Adult (15+) literacy in the region increased from 8.6% in 2003 to 15.9% in 2007 but was still below the national average of 28.3%. In 2011 the region had 506 primary schools and 61 secondary schools. In 2010–2011, 7.6% of the population (aged 13–19) attended secondary school, which was below the national average of 10.7%. As of 2007, the literacy rate in the region was 15.9%, compared to a national average of 28.3%. The gross primary enrolment was 83.6% pos-primary was 23.9% and gross secondary school enrolment was 6.2. There were 88 boys and 7 girls enrolled in the primary and post-secondary level. There were no teachers in primary & post-secondary level, while there were 394 teachers in post-primary and post-secondary level.

==Economy==
As of 2007, there were 423.3 km of highways, 13 km of regional roads and 227.6 km of county roads. The first set of car traffic was 12, first set of two-wheeler traffic was 1,093 and the total classified road network was 664. The total corn produced during 2015 was 101,947 tonnes, cotton was 46,542 tonnes, cowpea was 18,115 tonnes, ground nut was 34,656 tonnes, millet was 31,435 tonnes, rice was 20,356 tonnes and sorghum was 84,588 tonnes. The coverage of cereal need compared to the total production of the region was 69.00%.

==Provinces==

| Province | Capital | 2006 |
|---|---|---|
| Bazèga Province | Kombissiri | 238,202 |
| Nahouri Province | Pô | 155,463 |
| Zoundwéogo Province | Manga | 244,714 |

The region has three provinces which together include 16 departments. Burkina Faso got independence from French Colonial Empire during 1960. It was originally called Upper Volta. There have been military coups until 1983 when Captain Thomas Sankara took control and implemented radical left wing policies. He was ousted by Blaise Compaore, who continued for 27 years until 2014, when a popular uprising ended his rule. As per Law No.40/98/AN in 1998, Burkina Faso adhered to decentralization to provide administrative and financial autonomy to local communities.

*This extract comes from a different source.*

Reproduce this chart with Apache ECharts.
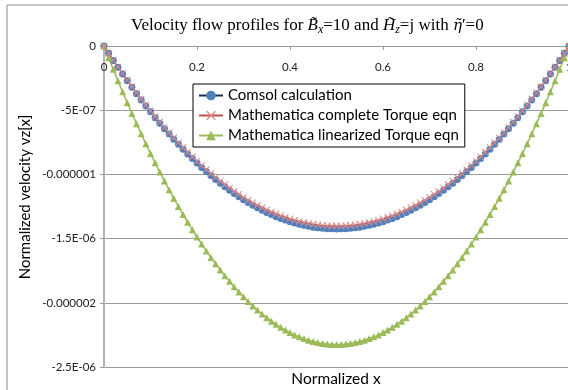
<!DOCTYPE html>
<html>
<head>
<meta charset="utf-8">
<script src="https://cdn.jsdelivr.net/npm/echarts@6/dist/echarts.min.js"></script>
<style>
  html, body { margin: 0; padding: 0; background: #fff; overflow: hidden; }
  /* the plot runs a little past the right edge, as in the original picture */
  #chart { width: 580px; height: 390px; }
</style>
</head>
<body>
<div id="chart"></div>
<script>
// values, y in units of 1E-06
var xs = [0, 0.01, 0.02, 0.03, 0.04, 0.05, 0.06, 0.07, 0.08, 0.09,
  0.1, 0.11, 0.12, 0.13, 0.14, 0.15, 0.16, 0.17, 0.18, 0.19,
  0.2, 0.21, 0.22, 0.23, 0.24, 0.25, 0.26, 0.27, 0.28, 0.29,
  0.3, 0.31, 0.32, 0.33, 0.34, 0.35, 0.36, 0.37, 0.38, 0.39,
  0.4, 0.41, 0.42, 0.43, 0.44, 0.45, 0.46, 0.47, 0.48, 0.49,
  0.5, 0.51, 0.52, 0.53, 0.54, 0.55, 0.56, 0.57, 0.58, 0.59,
  0.6, 0.61, 0.62, 0.63, 0.64, 0.65, 0.66, 0.67, 0.68, 0.69,
  0.7, 0.71, 0.72, 0.73, 0.74, 0.75, 0.76, 0.77, 0.78, 0.79,
  0.8, 0.81, 0.82, 0.83, 0.84, 0.85, 0.86, 0.87, 0.88, 0.89,
  0.9, 0.91, 0.92, 0.93, 0.94, 0.95, 0.96, 0.97, 0.98, 0.99, 1];

var comsol = [0, -0.056, -0.112, -0.166, -0.219, -0.271, -0.321, -0.371, -0.420, -0.467,
  -0.513, -0.558, -0.602, -0.645, -0.686, -0.727, -0.766, -0.804, -0.841, -0.877,
  -0.912, -0.946, -0.978, -1.009, -1.040, -1.069, -1.097, -1.123, -1.149, -1.174,
  -1.197, -1.219, -1.240, -1.260, -1.279, -1.297, -1.313, -1.329, -1.343, -1.356,
  -1.368, -1.379, -1.389, -1.397, -1.404, -1.411, -1.416, -1.420, -1.423, -1.424,
  -1.425, -1.424, -1.423, -1.420, -1.416, -1.411, -1.404, -1.397, -1.389, -1.379,
  -1.368, -1.356, -1.343, -1.329, -1.313, -1.297, -1.279, -1.260, -1.240, -1.219,
  -1.197, -1.174, -1.149, -1.123, -1.097, -1.069, -1.040, -1.009, -0.978, -0.946,
  -0.912, -0.877, -0.841, -0.804, -0.766, -0.727, -0.686, -0.645, -0.602, -0.558,
  -0.513, -0.467, -0.420, -0.371, -0.321, -0.271, -0.219, -0.166, -0.112, -0.056, 0];

var complete = [0, -0.056, -0.110, -0.163, -0.215, -0.266, -0.316, -0.365, -0.413, -0.459,
  -0.505, -0.549, -0.592, -0.634, -0.675, -0.715, -0.754, -0.791, -0.828, -0.863,
  -0.897, -0.930, -0.962, -0.993, -1.023, -1.052, -1.079, -1.105, -1.131, -1.155,
  -1.178, -1.200, -1.220, -1.240, -1.258, -1.276, -1.292, -1.307, -1.321, -1.334,
  -1.346, -1.357, -1.366, -1.375, -1.382, -1.388, -1.393, -1.397, -1.400, -1.401,
  -1.402, -1.401, -1.400, -1.397, -1.393, -1.388, -1.382, -1.375, -1.366, -1.357,
  -1.346, -1.334, -1.321, -1.307, -1.292, -1.276, -1.258, -1.240, -1.220, -1.200,
  -1.178, -1.155, -1.131, -1.105, -1.079, -1.052, -1.023, -0.993, -0.962, -0.930,
  -0.897, -0.863, -0.828, -0.791, -0.754, -0.715, -0.675, -0.634, -0.592, -0.549,
  -0.505, -0.459, -0.413, -0.365, -0.316, -0.266, -0.215, -0.163, -0.110, -0.056, 0];

var linearized = [0, -0.092, -0.182, -0.271, -0.357, -0.442, -0.525, -0.605, -0.684, -0.762,
  -0.837, -0.910, -0.982, -1.052, -1.120, -1.186, -1.250, -1.312, -1.373, -1.431,
  -1.488, -1.543, -1.596, -1.647, -1.696, -1.744, -1.789, -1.833, -1.875, -1.915,
  -1.953, -1.989, -2.024, -2.056, -2.087, -2.116, -2.143, -2.168, -2.191, -2.212,
  -2.232, -2.250, -2.265, -2.279, -2.292, -2.302, -2.310, -2.317, -2.321, -2.324,
  -2.325, -2.324, -2.321, -2.317, -2.310, -2.302, -2.292, -2.279, -2.265, -2.250,
  -2.232, -2.212, -2.191, -2.168, -2.143, -2.116, -2.087, -2.056, -2.024, -1.989,
  -1.953, -1.915, -1.875, -1.833, -1.789, -1.744, -1.696, -1.647, -1.596, -1.543,
  -1.488, -1.431, -1.373, -1.312, -1.250, -1.186, -1.120, -1.052, -0.982, -0.910,
  -0.837, -0.762, -0.684, -0.605, -0.525, -0.442, -0.357, -0.271, -0.182, -0.092, 0];

var yTickLabels = ['0', '-5E-07', '-0.000001', '-1.5E-06', '-0.000002', '-2.5E-06'];
var xTickLabels = ['0', '0.2', '0.4', '0.6', '0.8', '1'];
var seriesNames = ['Comsol calculation', 'Mathematica complete Torque eqn', 'Mathematica linearized Torque eqn'];

function pairs(ys) {
  return xs.map(function (x, i) { return [x, ys[i]] })
}

var sans = 'Lato, "Open Sans", sans-serif';
var serif = '"Liberation Serif", serif';
var crossPath = 'path://M0,1 L1,0 L5,4 L9,0 L10,1 L6,5 L10,9 L9,10 L5,6 L1,10 L0,9 L4,5 Z';

var myChart = echarts.init(document.getElementById('chart'));
var option = {
  animation: false,
  title: {
    left: 126,
    top: 11,
    text: 'Velocity flow profiles for {it|B\u0303}{sub|x}=10 and {it|H\u0303}{sub|z}=j with {eta|\u03b7\u0303}\u2032=0',
    textStyle: {
      fontFamily: serif,
      fontWeight: 'normal',
      fontSize: 17,
      color: '#000',
      rich: {
        it: { fontFamily: serif, fontSize: 17, fontStyle: 'italic', color: '#000' },
        eta: { fontFamily: '"DejaVu Serif", serif', fontSize: 15, fontStyle: 'italic', color: '#000' },
        sub: { fontFamily: serif, fontSize: 12, fontStyle: 'italic', color: '#000', verticalAlign: 'bottom', padding: [8, 0, 0, 0] }
      }
    }
  },
  graphic: [
    { type: 'rect', shape: { x: 7, y: 5, width: 620, height: 420 }, style: { fill: 'none', stroke: '#8c8c8c', lineWidth: 1 }, z: -1 },
    {
      type: 'text', x: 25, y: 197, rotation: Math.PI / 2,
      style: { text: 'Normalized velocity vz[x]', fontFamily: sans, fontSize: 15, fill: '#000', align: 'center', verticalAlign: 'middle' }
    },
    {
      type: 'text', x: 336, y: 379,
      style: { text: 'Normalized x', fontFamily: sans, fontSize: 15.5, fill: '#000', align: 'center', verticalAlign: 'middle' }
    }
  ],
  legend: {
    orient: 'vertical',
    left: 193,
    top: 84,
    padding: [4, 6, 4, 5],
    itemGap: 5,
    itemWidth: 24,
    itemHeight: 12,
    backgroundColor: '#fff',
    borderColor: '#000',
    borderWidth: 1,
    textStyle: { fontFamily: sans, fontSize: 15, color: '#000' },
    data: seriesNames
  },
  grid: { left: 104, top: 46, width: 465, height: 321, containLabel: false },
  xAxis: {
    type: 'value',
    position: 'top',
    min: 0,
    max: 1,
    interval: 0.2,
    axisLine: { onZero: false, lineStyle: { color: '#9a9a9a', width: 1 } },
    axisTick: { inside: true, length: 4, lineStyle: { color: '#9a9a9a' } },
    axisLabel: {
      inside: true, margin: 15, fontFamily: sans, fontSize: 11.5, color: '#222',
      formatter: function (v) { return xTickLabels[Math.round(v / 0.2)] }
    },
    splitLine: { show: false }
  },
  yAxis: {
    type: 'value',
    min: -2.5,
    max: 0,
    interval: 0.5,
    axisLine: { show: true, lineStyle: { color: '#b4b4b4', width: 2 } },
    axisTick: { show: true, length: 4, lineStyle: { color: '#9a9a9a' } },
    axisLabel: {
      margin: 8, fontFamily: sans, fontSize: 11.5, color: '#222',
      formatter: function (v) { return yTickLabels[Math.round(-v / 0.5)] }
    },
    splitLine: { lineStyle: { color: '#9a9a9a', width: 1 } }
  },
  series: [
    {
      name: seriesNames[0],
      type: 'line',
      data: pairs(comsol),
      symbol: 'circle',
      symbolSize: 7,
      showAllSymbol: true,
      lineStyle: { color: '#1f2f4f', width: 1 },
      itemStyle: { color: '#4f81bd' },
      z: 2
    },
    {
      name: seriesNames[1],
      type: 'line',
      data: pairs(complete),
      symbol: crossPath,
      symbolSize: 7,
      showAllSymbol: true,
      lineStyle: { color: '#c0504d', width: 1 },
      itemStyle: { color: '#e08a88' },
      z: 3
    },
    {
      name: seriesNames[2],
      type: 'line',
      data: pairs(linearized),
      symbol: 'triangle',
      symbolSize: 7,
      showAllSymbol: true,
      lineStyle: { color: '#9bbb59', width: 1.5 },
      itemStyle: { color: '#9bbb59' },
      z: 2
    }
  ]
};
myChart.setOption(option);
</script>
</body>
</html>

There are 13 administrative regions, each governed by a governor. The regions are subdivided into 45 provinces, which are further subdivided into 351 communes. The communes may be urban or rural and are interchangeable. There are other administrative entities like department and village. An urban commune has typically 10,000 people under it. If any commune is not able to get 75% of its planned budget in revenues for three years, the autonomy is taken off. The communes are administered by elected mayors. The communes are stipulated to develop economic, social and cultural values of its citizens. A commune has financial autonomy and can interact with other communes, government agencies or international entities.